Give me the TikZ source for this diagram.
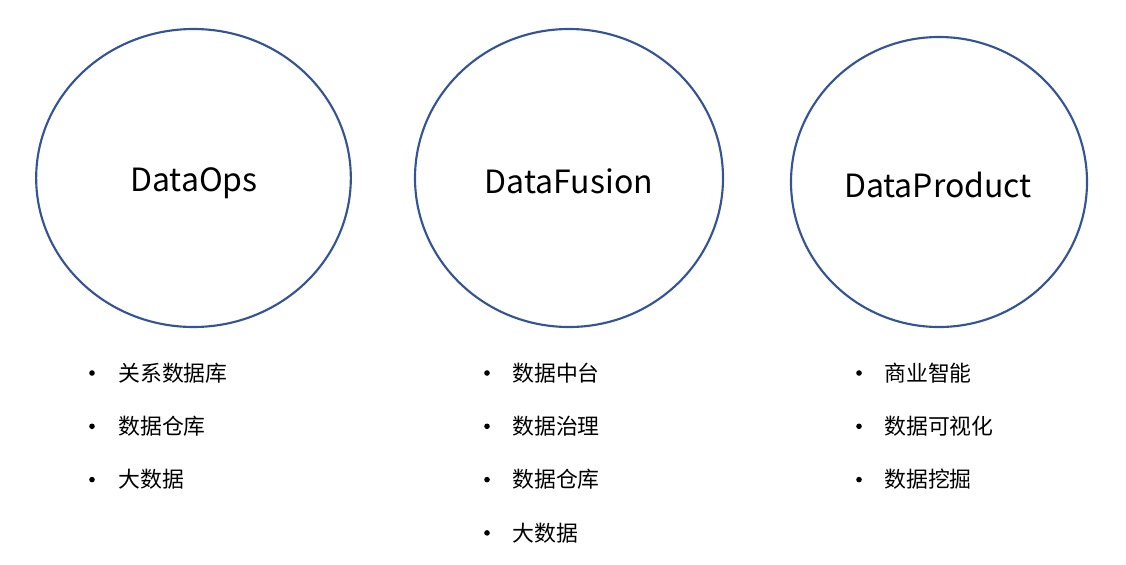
\documentclass[tikz,border=0pt]{standalone}
\usepackage{fontspec}
\setmainfont{Noto Sans CJK SC}
\usetikzlibrary{shapes.geometric}
\definecolor{RingBlue}{RGB}{52,84,150}
\tikzset{
  ring/.style={ellipse,draw=RingBlue,line width=1.6pt,inner sep=0pt},
  ringname/.style={inner sep=0pt,font=\fontsize{24}{28}\selectfont},
  dot/.style={circle,fill=black,inner sep=0pt,minimum size=4.2pt},
  item/.style={anchor=west,inner sep=0pt,font=\fontsize{16.4}{19}\selectfont}
}

\begin{document}
\begin{tikzpicture}[x=0.75pt,y=-0.75pt]
  \useasboundingbox (0,0) rectangle (1126,564);
  % the three rings
  \node[ring,minimum width=236pt,minimum height=223.5pt] (ops) at (193.5,178) {};
  \node[ring,minimum width=231pt,minimum height=223.5pt] (fusion) at (569,178) {};
  \node[ring,minimum width=222pt,minimum height=217.5pt] (product) at (939,182) {};
  \node[ringname] (opsname) at (194,183) {DataOps};
  \node[ringname] (fusionname) at (569,181.5) {DataFusion};
  \node[ringname] (productname) at (938,185) {DataProduct};
  % bullet lists
  \foreach \txt [count=\i] in {关系数据库,数据仓库,大数据}
    {\node[dot] (opsdot\i) at (92,{319.7+53.3*\i}) {};
     \node[item] (opsitem\i) at (118,{319.7+53.3*\i}) {\txt};}
  \foreach \txt [count=\i] in {数据中台,数据治理,数据仓库,大数据}
    {\node[dot] (fusiondot\i) at (487,{319.7+53.3*\i}) {};
     \node[item] (fusionitem\i) at (512,{319.7+53.3*\i}) {\txt};}
  \foreach \txt [count=\i] in {商业智能,数据可视化,数据挖掘}
    {\node[dot] (productdot\i) at (859,{319.7+53.3*\i}) {};
     \node[item] (productitem\i) at (884,{319.7+53.3*\i}) {\txt};}
\end{tikzpicture}
\end{document}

###

[GOAL] Send back the data above word for word, with the pictures left out.

[FINISHED TASK]
Give me the TikZ source for this diagram.
\documentclass[tikz,border=0pt]{standalone}
\usepackage{fontspec}
\setmainfont{Noto Sans CJK SC}
\usetikzlibrary{shapes.geometric}
\definecolor{RingBlue}{RGB}{52,84,150}
\tikzset{
  ring/.style={ellipse,draw=RingBlue,line width=1.6pt,inner sep=0pt},
  ringname/.style={inner sep=0pt,font=\fontsize{24}{28}\selectfont},
  dot/.style={circle,fill=black,inner sep=0pt,minimum size=4.2pt},
  item/.style={anchor=west,inner sep=0pt,font=\fontsize{16.4}{19}\selectfont}
}

\begin{document}
\begin{tikzpicture}[x=0.75pt,y=-0.75pt]
  \useasboundingbox (0,0) rectangle (1126,564);
  % the three rings
  \node[ring,minimum width=236pt,minimum height=223.5pt] (ops) at (193.5,178) {};
  \node[ring,minimum width=231pt,minimum height=223.5pt] (fusion) at (569,178) {};
  \node[ring,minimum width=222pt,minimum height=217.5pt] (product) at (939,182) {};
  \node[ringname] (opsname) at (194,183) {DataOps};
  \node[ringname] (fusionname) at (569,181.5) {DataFusion};
  \node[ringname] (productname) at (938,185) {DataProduct};
  % bullet lists
  \foreach \txt [count=\i] in {关系数据库,数据仓库,大数据}
    {\node[dot] (opsdot\i) at (92,{319.7+53.3*\i}) {};
     \node[item] (opsitem\i) at (118,{319.7+53.3*\i}) {\txt};}
  \foreach \txt [count=\i] in {数据中台,数据治理,数据仓库,大数据}
    {\node[dot] (fusiondot\i) at (487,{319.7+53.3*\i}) {};
     \node[item] (fusionitem\i) at (512,{319.7+53.3*\i}) {\txt};}
  \foreach \txt [count=\i] in {商业智能,数据可视化,数据挖掘}
    {\node[dot] (productdot\i) at (859,{319.7+53.3*\i}) {};
     \node[item] (productitem\i) at (884,{319.7+53.3*\i}) {\txt};}
\end{tikzpicture}
\end{document}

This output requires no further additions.